Bill Donohue

Theodore McCarrick died April 3 at the age of 94. The defrocked cardinal was known for decades as one of the most influential prelates in America. He was also a masterful fundraiser and a notorious homosexual whose predatory behavior is legendary.

Contrary to what the Washington Post editorialized in 2019, it was not the media that revealed McCarrick’s offenses—it was New York Archbishop Timothy Cardinal Dolan.

Dolan’s Independent  Reconciliation and Compensation Program was responsible for outing McCarrick. Dolan went public after one of McCarrick’s victims came forward. As I said in my book, The Truth about Clergy Sexual Abuse, “How many rapists who work in the media—think of CBS and NBC—have had one of their senior officials turn them in? None.”

McCarrick was not content to be a good priest. The report on him, known as “The McCarrick Report,” found that when he was Archbishop of Newark, he told two bishops of his quest to succeed Cardinal John O’Connor as the Archbishop of New York (he had been an auxiliary bishop there in the late 1970s-early 1980s). He “pounded the table and blurted out ‘I deserve New York.’”

In the mid-1990s, McCarrick called to congratulate me for fighting anti-Catholicism. I had been in the job for only a few years. I was struck when he told me of his desire to come across the Hudson and become the successor to Cardinal O’Connor. Why, I wondered, would he tell me? It was obvious that he was consumed with this issue.

None of this would have come as a surprise to those who knew him when he was a monsignor in the late 1960s. He was assessed by his superiors as being overly “ambitious.”

In the 1980s, McCarrick first served as the Bishop of Metuchen, and then as Archbishop of Newark. This is when he began his predatory behavior. It was at his beach house on the Jersey Shore where he would invite seminarians to stay with him. He would intentionally invite more men than he had beds for. This set the stage: he would invite one of them to sleep with him. He often succeeded. He also had sex with seminarians in the Waldorf Astoria in Manhattan.

McCarrick justified his behavior by telling the seminarians that “priests engaging in sexual activity with each other was normal and accepted in the United States, especially in that diocese.” While this was an obvious  rationalization, it was not altogether incorrect. The homosexual network at that time was extensive.

His sexual romps were known to many of the New Jersey bishops, but they did nothing about it. Nor did they say a word when McCarrick grabbed the crotch of a priest at the dinner table—they simply looked away.

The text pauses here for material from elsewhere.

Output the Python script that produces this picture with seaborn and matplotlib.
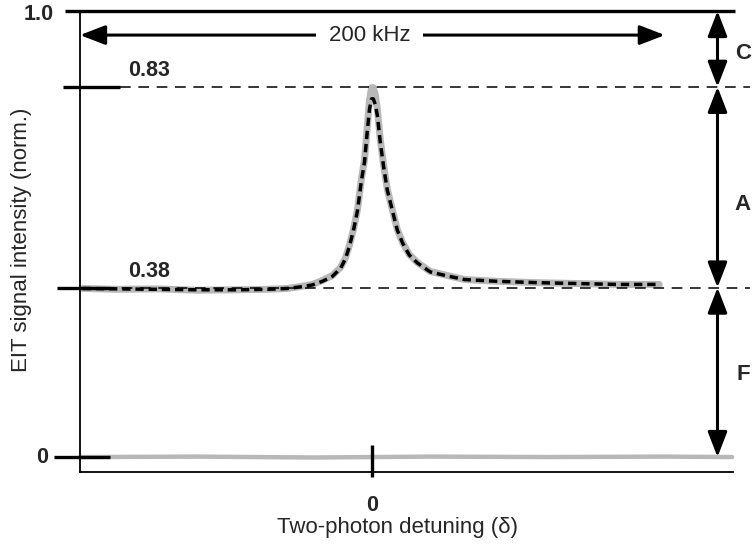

Were there any good guys? Yes. Cardinal O’Connor was not afraid to act. After fielding several complaints, he reported McCarrick to Vatican officials. But McCarrick had friends everywhere, and those who surrounded Pope John Paul II took his side when he contested O’Connor’s account. It took Pope Benedict XVI to get beyond this. In 2006, he accepted McCarrick’s resignation, something he had to offer when he turned seventy-five.

Travel restrictions were placed on McCarrick but he ignored them. He ignored them under Benedict and even more so under Pope Francis. He  did exactly what he wanted to and no one stopped him.

Unfortunately, McCarrick’s death does not put to rest all concerns.

The person who is currently in charge of the Vatican’s administrative duties is also the person who lived with McCarrick in Washington, D.C. for six years (McCarrick consecrated him in 2001), yet he claims that he never heard of any wrongdoing. Indeed, he “never suspected or ever had reason to suspect, any inappropriate conduct in Washington.” As I said in my book, “That would make him unique.”

His name is Cardinal Kevin Farrell. He is now the Camerlengo, or Chamberlain, responsible for overseeing the daily operations of the Vatican. He is very close to Pope Francis, who has elevated him to several high posts. Pope Francis also says he never heard about McCarrick’s predatory conduct, though others say they told him.

Farrell admitted in 2019 that he received a $29,000 gift from Bishop Michael Bransfield to refurbish his Rome apartment. A probe found that he had been using diocesan funds for these gifts and his own personal spending. He then returned the money; Bransfield was removed from office.

A priest was recently quoted saying that Farrell is holding “the fort down until the conclave elects a new pope.” Now that McCarrick is dead, it would be helpful if he told us more about his interactions with him. It would also be instructive to know why he thinks he was held in the dark when so many others at least heard of McCarrick’s offenses.